Eli Drinkwitz blurted out “Oh my God!” and embarked on a meandering hug-filled journey through the office. They don’t play college football games in February, so recruiting wins are the only ones available, and Missouri’s new coach deserved to celebrate after beating Alabama and Texas for the signature of cornerback Ennis Rakestraw of Duncanville, Texas.
Winning a recruiting battle against Alabama is a big deal and so is pulling a Texas native away from the Longhorns. It was a needed boost for a recruiting class that suffered because of NCAA restrictions and a coaching change. Missouri lagged well behind the five SEC East teams whose classes ranked in the top 25 of the Rivals national rankings.
For Drinkwitz, who arrived without much of a track record, it’s an early sign that he can sell his vision and close the deal on an important recruit. And that video showed he has a fiery competitive streak under that assistant principal exterior.
There are miles to go before Missouri’s coaches are the equal of their SEC peers as talent collectors — they might not ever get there in the recruiting rankings — but they played with the big boys and won this battle.
Some closing thoughts on recruiting coverage
I enjoyed reading Pete Scantlebury’s column on his memories of how recruiting coverage worked when he started in 2009. When I started covering Missouri football in 1996, dealing with recruiting was the worst part of my newspaper job.
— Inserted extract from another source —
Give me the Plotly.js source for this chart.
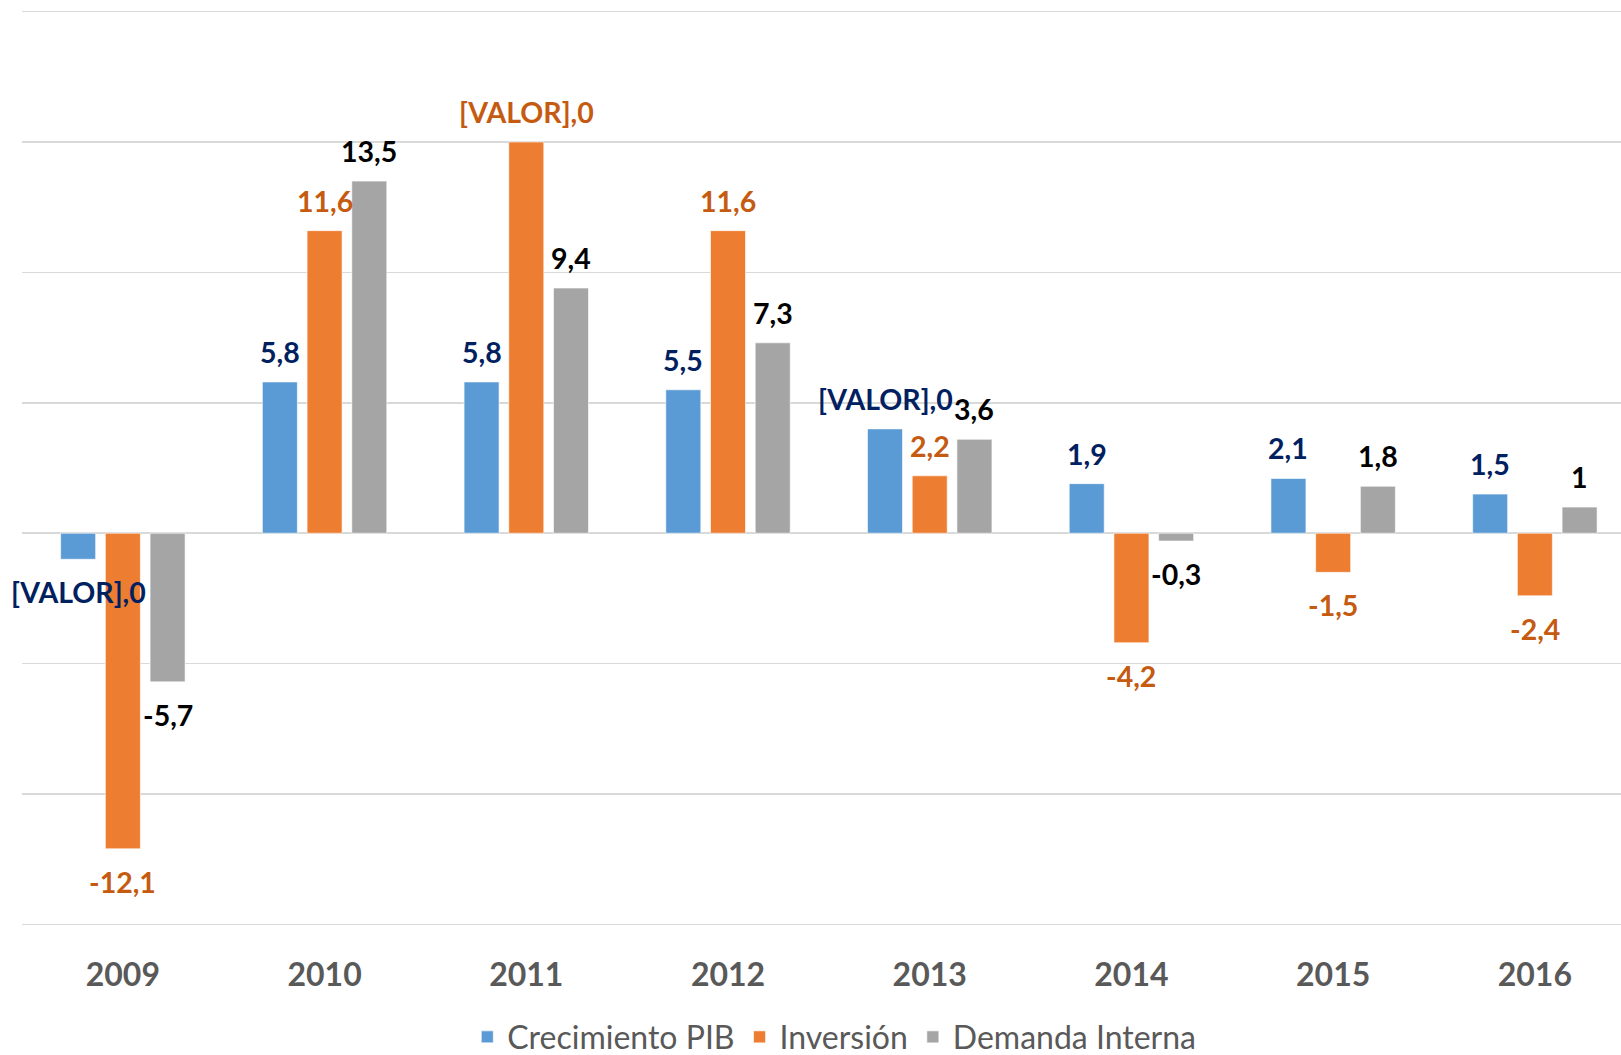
<!DOCTYPE html>
<html>
<head>
<meta charset="utf-8">
<script src="https://cdn.plot.ly/plotly-3.0.1.min.js"></script>
<style>html,body{margin:0;padding:0;background:#fff;}#chart{width:1621px;height:1055px;}</style>
</head>
<body>
<div id="chart"></div>
<script>
// ---- data ----
var years = ["2009", "2010", "2011", "2012", "2013", "2014", "2015", "2016"];
var seriesNames = ["Crecimiento PIB", "Inversión", "Demanda Interna"];
var pib = [-1.0, 5.8, 5.8, 5.5, 4.0, 1.9, 2.1, 1.5];
var inversion = [-12.1, 11.6, 15.0, 11.6, 2.2, -4.2, -1.5, -2.4];
var demanda = [-5.7, 13.5, 9.4, 7.3, 3.6, -0.3, 1.8, 1.0];
var pibLabels = ["[VALOR],0", "5,8", "5,8", "5,5", "[VALOR],0", "1,9", "2,1", "1,5"];
var inversionLabels = ["-12,1", "11,6", "[VALOR],0", "11,6", "2,2", "-4,2", "-1,5", "-2,4"];
var demandaLabels = ["-5,7", "13,5", "9,4", "7,3", "3,6", "-0,3", "1,8", "1"];

// ---- style ----
var barColors = ["#5B9BD5", "#ED7D31", "#A5A5A5"];
var labelColors = ["#002060", "#C55A11", "#000000"];
var xShifts = [-44.7, 0, 44.7];
var FONT = "Lato, 'Open Sans', 'Liberation Sans', sans-serif";

var values = [pib, inversion, demanda];
var labels = [pibLabels, inversionLabels, demandaLabels];

var traces = values.map(function (v, s) {
  return {
    type: "bar",
    name: seriesNames[s],
    legendgroup: "g" + s,
    x: years,
    y: v,
    marker: { color: barColors[s], line: { color: "rgba(255,255,255,0.6)", width: 1 } },
    hoverinfo: "x+y+name"
  };
});

var annotations = [];
values.forEach(function (v, s) {
  v.forEach(function (val, i) {
    annotations.push({
      x: i, y: val, xref: "x", yref: "y",
      text: labels[s][i],
      showarrow: false,
      xanchor: "center", yanchor: "middle",
      xshift: xShifts[s],
      yshift: val >= 0 ? 30 : -33,
      font: { family: FONT, size: 28.5, color: labelColors[s], weight: 700 }
    });
  });
});

var layout = {
  width: 1621, height: 1055,
  margin: { l: 22, r: 0, t: 10, b: 129, autoexpand: false },
  paper_bgcolor: "#ffffff", plot_bgcolor: "#ffffff",
  barmode: "group",
  bargap: 0.335,
  bargroupgap: 0.217,
  showlegend: true,
  legend: {
    orientation: "h", xref: "paper", yref: "container",
    x: 0.508, xanchor: "center", y: 0.017, yanchor: "middle",
    font: { family: FONT, size: 32, color: "#595959" },
    traceorder: "grouped",
    tracegroupgap: 29
  },
  xaxis: {
    type: "category",
    range: [-0.5, 7.427],
    showgrid: false, showline: false, zeroline: false, ticks: "",
    tickfont: { family: FONT, size: 32, color: "#595959", weight: 700 },
    ticklabelstandoff: 27,
    fixedrange: true
  },
  yaxis: {
    range: [-15.06, 20.06],
    tickvals: [-15, -10, -5, 0, 5, 10, 15, 20],
    showticklabels: false, ticks: "",
    showgrid: true, gridcolor: "#D9D9D9", gridwidth: 1.5,
    zeroline: true, zerolinecolor: "#D9D9D9", zerolinewidth: 1.5,
    showline: false,
    fixedrange: true
  },
  annotations: annotations
};

Plotly.newPlot("chart", traces, layout, { displayModeBar: false, staticPlot: true });
</script>
</body>
</html>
Well, making about $20,000 a year was also pretty bad, since that barely covered my Taco Bell and Skip’s Place habits, so I would say covering recruiting for almost no money was the worst part of the job.
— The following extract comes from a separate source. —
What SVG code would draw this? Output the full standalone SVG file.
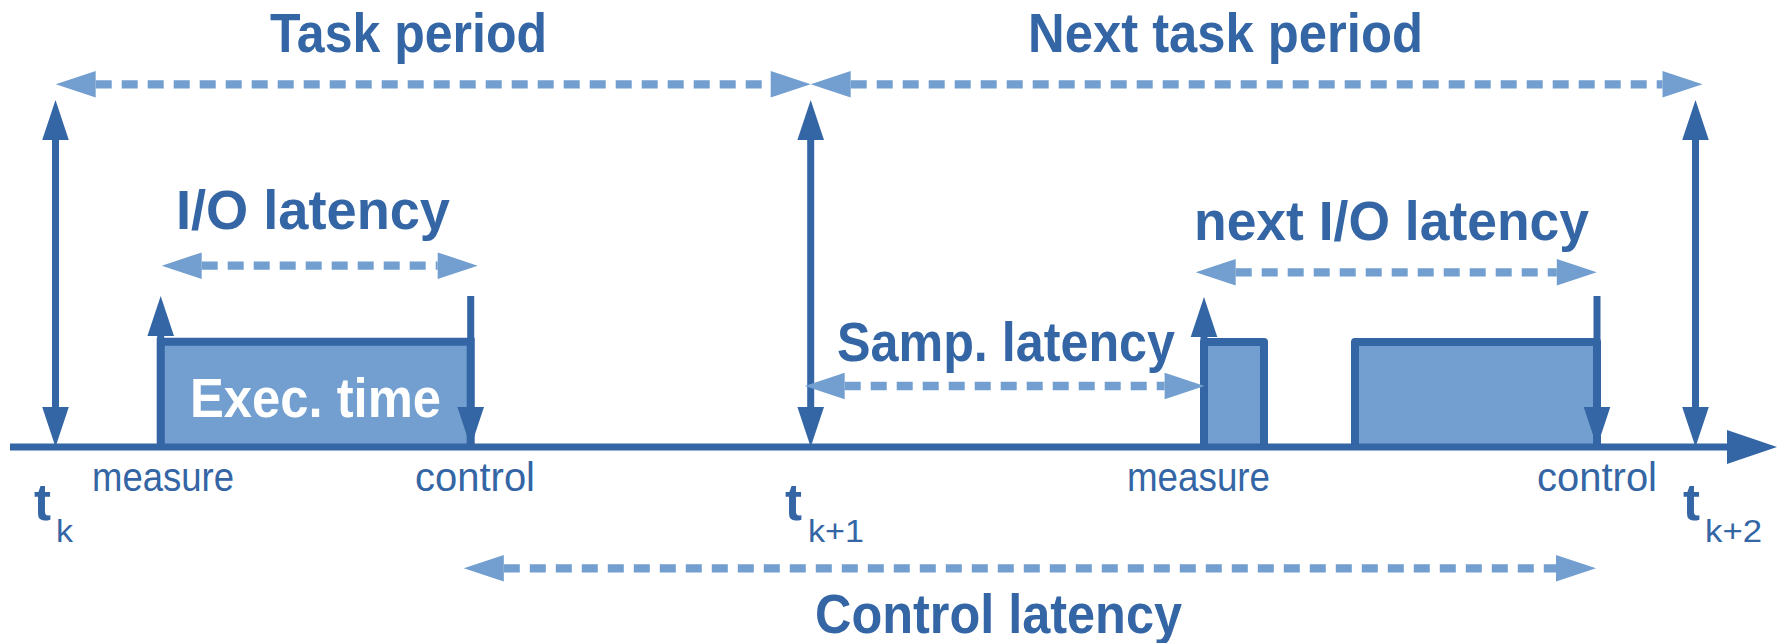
<svg xmlns="http://www.w3.org/2000/svg" width="1777" height="643" viewBox="0 0 1777 643">
<style>
.dk{stroke:#3465a4;stroke-width:7;fill:none}
.lt{stroke:#729fcf;stroke-width:8.3;fill:none;stroke-dasharray:16 10}
.box{fill:#729fcf;stroke:#3465a4;stroke-width:8}
.big{font-family:"Liberation Sans",Arial,sans-serif;font-weight:bold;font-size:55px;fill:#3465a4}
.sm{font-family:"Liberation Sans",Arial,sans-serif;font-size:40px;fill:#3465a4}
.tt{font-family:"Liberation Sans",Arial,sans-serif;font-weight:bold;font-size:51px;fill:#3465a4}
.sub{font-family:"Liberation Sans",Arial,sans-serif;font-size:32px;fill:#3465a4}
</style>
<defs>
<marker id="hd" markerUnits="userSpaceOnUse" viewBox="0 -13.3 40 26.6" refX="0" refY="0" markerWidth="40" markerHeight="26.6" orient="auto-start-reverse" overflow="visible">
<path d="M0,-13.3 L40,0 L0,13.3 z" fill="#3465a4"/>
</marker>
<marker id="hl" markerUnits="userSpaceOnUse" viewBox="0 -13.3 40 26.6" refX="0" refY="0" markerWidth="40" markerHeight="26.6" orient="auto-start-reverse" overflow="visible">
<path d="M0,-13.3 L40,0 L0,13.3 z" fill="#729fcf"/>
</marker>
</defs>

<g id="box-exec">
<path class="box" d="M160.7,447 V341.7 H470.7 V447" stroke-linejoin="miter"/>
</g>
<g id="box-samp">
<path class="box" d="M1204,447 V342 H1264 V447" stroke-linejoin="round"/>
</g>
<g id="box-next">
<path class="box" d="M1355,447 V342 H1597 V447" stroke-linejoin="round"/>
</g>

<g id="connectors">
<path class="dk" d="M55.5,140 V407" marker-start="url(#hd)" marker-end="url(#hd)"/>
<path class="dk" d="M810.7,140 V407" marker-start="url(#hd)" marker-end="url(#hd)"/>
<path class="dk" d="M1695.5,140 V407" marker-start="url(#hd)" marker-end="url(#hd)"/>
<path class="dk" d="M160.7,447 V336" marker-end="url(#hd)"/>
<path class="dk" d="M470.7,296 V407" marker-end="url(#hd)"/>
<path class="dk" d="M1204,447 V337" marker-end="url(#hd)"/>
<path class="dk" d="M1597,296 V407" marker-end="url(#hd)"/>
<path class="dk" d="M10,447 H1728"/>
<polygon points="1727,430 1777,447 1727,464" fill="#3465a4"/>
<path class="lt" d="M95.7,84.3 H770.7" marker-start="url(#hl)" marker-end="url(#hl)"/>
<path class="lt" d="M850.7,84.3 H1662.5" marker-start="url(#hl)" marker-end="url(#hl)"/>
<path class="lt" d="M201.7,265.7 H437.7" marker-start="url(#hl)" marker-end="url(#hl)"/>
<path class="lt" d="M844.7,386 H1164.6" marker-start="url(#hl)" marker-end="url(#hl)"/>
<path class="lt" d="M1235.7,272.3 H1556.8" marker-start="url(#hl)" marker-end="url(#hl)"/>
<path class="lt" d="M503.8,568.3 H1556" marker-start="url(#hl)" marker-end="url(#hl)"/>
</g>

<g id="label-task-period"><text class="big" x="270" y="51.7" textLength="277" lengthAdjust="spacingAndGlyphs">Task period</text></g>
<g id="label-next-task-period"><text class="big" x="1028" y="51.7" textLength="395" lengthAdjust="spacingAndGlyphs">Next task period</text></g>
<g id="label-io-latency"><text class="big" x="176" y="229.3" textLength="274" lengthAdjust="spacingAndGlyphs">I/O latency</text></g>
<g id="label-next-io-latency"><text class="big" x="1194" y="240" textLength="395" lengthAdjust="spacingAndGlyphs">next I/O latency</text></g>
<g id="label-exec-time"><text class="big" x="190" y="417.3" textLength="251" lengthAdjust="spacingAndGlyphs" style="fill:#ffffff">Exec. time</text></g>
<g id="label-samp-latency"><text class="big" x="837" y="361" textLength="338" lengthAdjust="spacingAndGlyphs">Samp. latency</text></g>
<g id="label-control-latency"><text class="big" x="815" y="633.3" textLength="367" lengthAdjust="spacingAndGlyphs">Control latency</text></g>
<g id="label-measure-1"><text class="sm" x="92" y="491" textLength="142" lengthAdjust="spacingAndGlyphs">measure</text></g>
<g id="label-control-1"><text class="sm" x="415" y="491" textLength="120" lengthAdjust="spacingAndGlyphs">control</text></g>
<g id="label-measure-2"><text class="sm" x="1127" y="490.5" textLength="143" lengthAdjust="spacingAndGlyphs">measure</text></g>
<g id="label-control-2"><text class="sm" x="1537" y="490.7" textLength="120" lengthAdjust="spacingAndGlyphs">control</text></g>
<g id="label-tk"><text class="tt" x="34" y="520">t</text><text class="sub" x="56" y="541.5" textLength="17" lengthAdjust="spacingAndGlyphs">k</text></g>
<g id="label-tk1"><text class="tt" x="785" y="520">t</text><text class="sub" x="808" y="541.5" textLength="56" lengthAdjust="spacingAndGlyphs">k+1</text></g>
<g id="label-tk2"><text class="tt" x="1683" y="519.5">t</text><text class="sub" x="1705" y="541.5" textLength="57" lengthAdjust="spacingAndGlyphs">k+2</text></g>
</svg>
Back then, the process began the Monday after the regular season, or, as it was known at the time, the whole season, because the Tigers were finishing up a 13-year bowl drought. The first step was to call a few recruiting-obsessed super fans who talked to Missouri’s assistant coaches. They knew enough names of targeted recruits to get me started. This information seemed like a gift but was actually a high-interest loan.
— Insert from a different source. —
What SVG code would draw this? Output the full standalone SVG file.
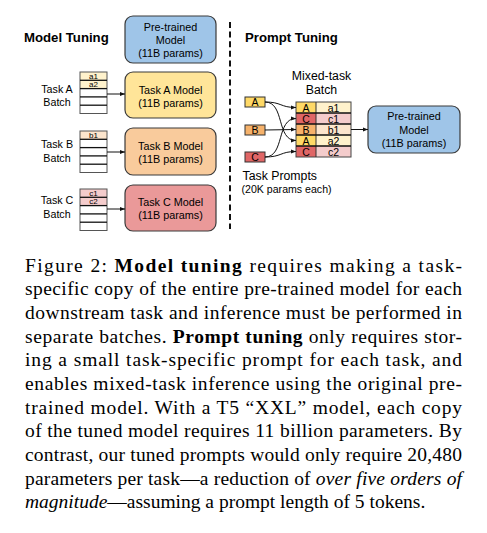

I would begin the day by going to the office and calling the high schools of these players and leaving messages for their coaches. I would sit next to the phone for eight hours. Occasionally the phone would ring, and I would get excited, but it would be one of the recruiting-obsessed super fans asking if I had found out any news about those recruits he had mentioned. A few hours would pass. Then the phone would ring again, and it would be the other recruiting-obsessed super fan wondering if I had learned any news. Sometimes recruiting-obsessed super fans who hadn’t given me any info in the first place would call, and those were the worst letdowns of all.
To the high school coaches I was constantly calling, I was the recruiting-obsessed super fan. So there was a whole ecosystem of people dependent upon and frustrated with one another. The only people who escaped unscathed were the recruits themselves, as most reporters only called them after they committed.
Once in a while, I would catch an unfortunate high school coach on the phone during his planning period. I would squeeze a few quotes out of him, which would find their way into the paper and repeated back to the recruiting-obsessed super fans when they called so we had something to talk about. The most productive days were Mondays, because the coaches of athletes who had committed over the weekend were only too happy tell every reporter the news so the incessant phone calls would stop.
This went on for two months. It convinced me of two things: No. 1, my dread of cold-calling and rejection meant I had no future in telemarketing, although that job probably paid better than mine. No. 2, I knew someone really ought to invent social media so all these teenage recruits could let the world know what they’re thinking and leave me out of it.